TBILISI, November 29 (RAPSI) – The use of Nazi and communist symbols in public places and the erection or refusal to dismantle monuments to and bas-reliefs of totalitarian leaders in Georgia will be punishable with a fine of 1,000 lari (around $600).

According to the authors of the proposed amendments to the Georgian Freedom Charter and the Administrative Offences Code, the term “symbols of totalitarian communism” denotes symbols that reflect “a totalitarian communist regime noted for human rights violations, various forms of mass terror, hunger, deportations, torture and slave labor, persecution on ethnic or religious grounds, and infringements on the freedom of conscience.”

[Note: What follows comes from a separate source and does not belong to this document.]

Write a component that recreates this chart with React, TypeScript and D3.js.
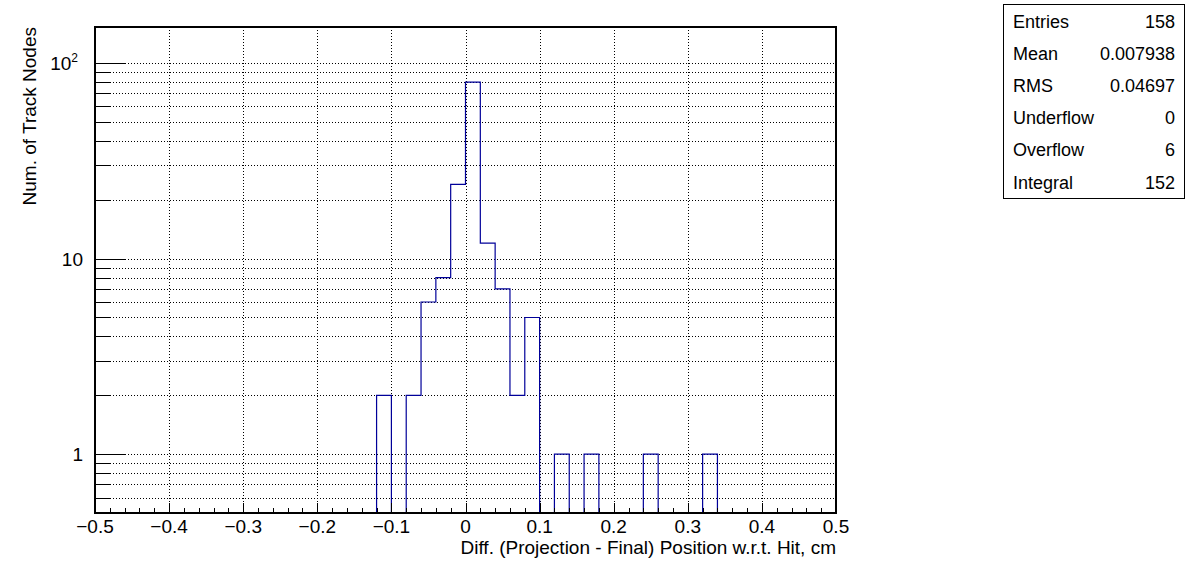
import React from "react";
import * as d3 from "d3";

// ---- data ----
const xDomain = [-0.5, 0.5];
const binWidth = 0.02;
const filledBinLow = [-0.12, -0.08, -0.06, -0.04, -0.02, 0, 0.02, 0.04, 0.06, 0.08, 0.12, 0.16, 0.24, 0.32];
const filledBinCount = [2, 2, 6, 8, 24, 80, 12, 7, 2, 5, 1, 1, 1, 1];
const yDomain = [0.5, 153];
const xTickLabels = ["\u22120.5", "\u22120.4", "\u22120.3", "\u22120.2", "\u22120.1", "0", "0.1", "0.2", "0.3", "0.4", "0.5"];
const xTickValues = [-0.5, -0.4, -0.3, -0.2, -0.1, 0, 0.1, 0.2, 0.3, 0.4, 0.5];
const yMajorTicks = [1, 10, 100];
const yMinorTicks = [0.6, 0.7, 0.8, 0.9, 2, 3, 4, 5, 6, 7, 8, 9, 20, 30, 40, 50, 60, 70, 80, 90];
const statLabels = ["Entries", "Mean", "RMS", "Underflow", "Overflow", "Integral"];
const statValues = ["158", "0.007938", "0.04697", "0", "6", "152"];
const xTitle = "Diff. (Projection - Final) Position w.r.t. Hit, cm";
const yTitle = "Num. of Track Nodes";

const W = 1196, H = 572;
const FL = 95, FR = 836, FT = 27, FB = 513;
const FONT = "'Liberation Sans', Arial, Helvetica, sans-serif";
const HIST = "#000099";

export default function App() {
  const x = d3.scaleLinear().domain(xDomain).range([FL, FR]);
  const y = d3.scaleLog().domain(yDomain).range([FB, FT]);

  const nBins = Math.round((xDomain[1] - xDomain[0]) / binWidth);
  const counts = new Array(nBins).fill(0);
  filledBinLow.forEach((lo, i) => {
    const idx = Math.round((lo - xDomain[0]) / binWidth);
    counts[idx] = filledBinCount[i];
  });
  const yOf = (c: number) => (c <= 0 ? FB : Math.max(FT, y(c)));

  const pts: [number, number][] = [];
  pts.push([x(xDomain[0]), FB]);
  counts.forEach((c, i) => {
    const lo = xDomain[0] + i * binWidth;
    const hi = lo + binWidth;
    pts.push([x(lo), yOf(c)]);
    pts.push([x(hi), yOf(c)]);
  });
  pts.push([x(xDomain[1]), FB]);
  const path = d3.line()(pts) || "";

  const minorX: number[] = [];
  for (let i = 0; i <= nBins; i++) minorX.push(xDomain[0] + i * binWidth);

  const px = (v: number) => Math.round(v) + 0.5;

  return (
    <svg width={W} height={H} style={{ position: "absolute", left: 0, top: 0, background: "#fff" }}
      fontFamily={FONT}>
      <rect x={0} y={0} width={W} height={H} fill="#fff" />
      {/* grid */}
      <g stroke="#000" strokeWidth={1} strokeDasharray="1 2" fill="none">
        {xTickValues.slice(1, -1).map((v, i) => (
          <line key={"gx" + i} x1={px(x(v))} x2={px(x(v))} y1={FT} y2={FB} />
        ))}
        {[...yMajorTicks, ...yMinorTicks].map((v, i) => (
          <line key={"gy" + i} x1={FL} x2={FR} y1={px(y(v))} y2={px(y(v))} />
        ))}
      </g>
      {/* histogram */}
      <path d={path} fill="none" stroke={HIST} strokeWidth={1.2} />
      {/* ticks */}
      <g stroke="#000" strokeWidth={1}>
        {minorX.map((v, i) => {
          const major = Math.abs(Math.round(v * 10) - v * 10) < 1e-6;
          return <line key={"tx" + i} x1={px(x(v))} x2={px(x(v))} y1={FB} y2={FB - (major ? 10 : 5)} />;
        })}
        {yMajorTicks.map((v, i) => (
          <line key={"tyM" + i} x1={FL} x2={FL + 31} y1={px(y(v))} y2={px(y(v))} />
        ))}
        {yMinorTicks.map((v, i) => (
          <line key={"tym" + i} x1={FL} x2={FL + 16} y1={px(y(v))} y2={px(y(v))} />
        ))}
      </g>
      {/* frame */}
      <rect x={FL} y={FT} width={FR - FL} height={FB - FT} fill="none" stroke="#000" strokeWidth={2} />
      {/* x tick labels */}
      <g fontSize={19} textAnchor="middle" fill="#000">
        {xTickValues.map((v, i) => (
          <text key={"xl" + i} x={x(v)} y={533}>{xTickLabels[i]}</text>
        ))}
      </g>
      {/* y tick labels */}
      <g fontSize={19} textAnchor="end" fill="#000">
        <text x={83} y={y(1) + 7}>1</text>
        <text x={83} y={y(10) + 7}>10</text>
        <text x={78} y={y(100) + 7}>
          <tspan>10</tspan>
          <tspan fontSize={12} dy={-8}>2</tspan>
        </text>
      </g>
      {/* titles */}
      <text x={FR} y={554} fontSize={19} textAnchor="end" fill="#000">{xTitle}</text>
      <text transform={`translate(36,${FT}) rotate(-90)`} fontSize={19} textAnchor="end" fill="#000">{yTitle}</text>
      {/* stats box */}
      <rect x={1003.5} y={4.5} width={181} height={194} fill="#fff" stroke="#000" strokeWidth={1} />
      <g fontSize={18} fill="#000">
        {statLabels.map((l, i) => (
          <g key={"st" + i}>
            <text x={1013} y={27.5 + i * 32.2}>{l}</text>
            <text x={1175} y={27.5 + i * 32.2} textAnchor="end">{statValues[i]}</text>
          </g>
        ))}
      </g>
    </svg>
  );
}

A special commission will be established to collect information about the use of Nazi and communist symbols in Georgia. It will also be responsible for making sure that there are no Nazi or communist symbols on “state property and the property of local government bodies, and that no religious buildings, monuments, bas reliefs, streets, squares, villages and towns bear the names that contain elements which can be perceived as the propaganda of the communist or Nazi ideologies or the names of totalitarian leaders.”

The Freedom Charter, which the Georgian parliament adopted in late May 2011, prohibits ex-Soviet security service staff and the top officials of the former Communist Party and its youth wing, the Komsomol, from holding public offices and bans the use of Nazi and communist symbols in public places. It also stipulates control over foreign funds transferred to the country.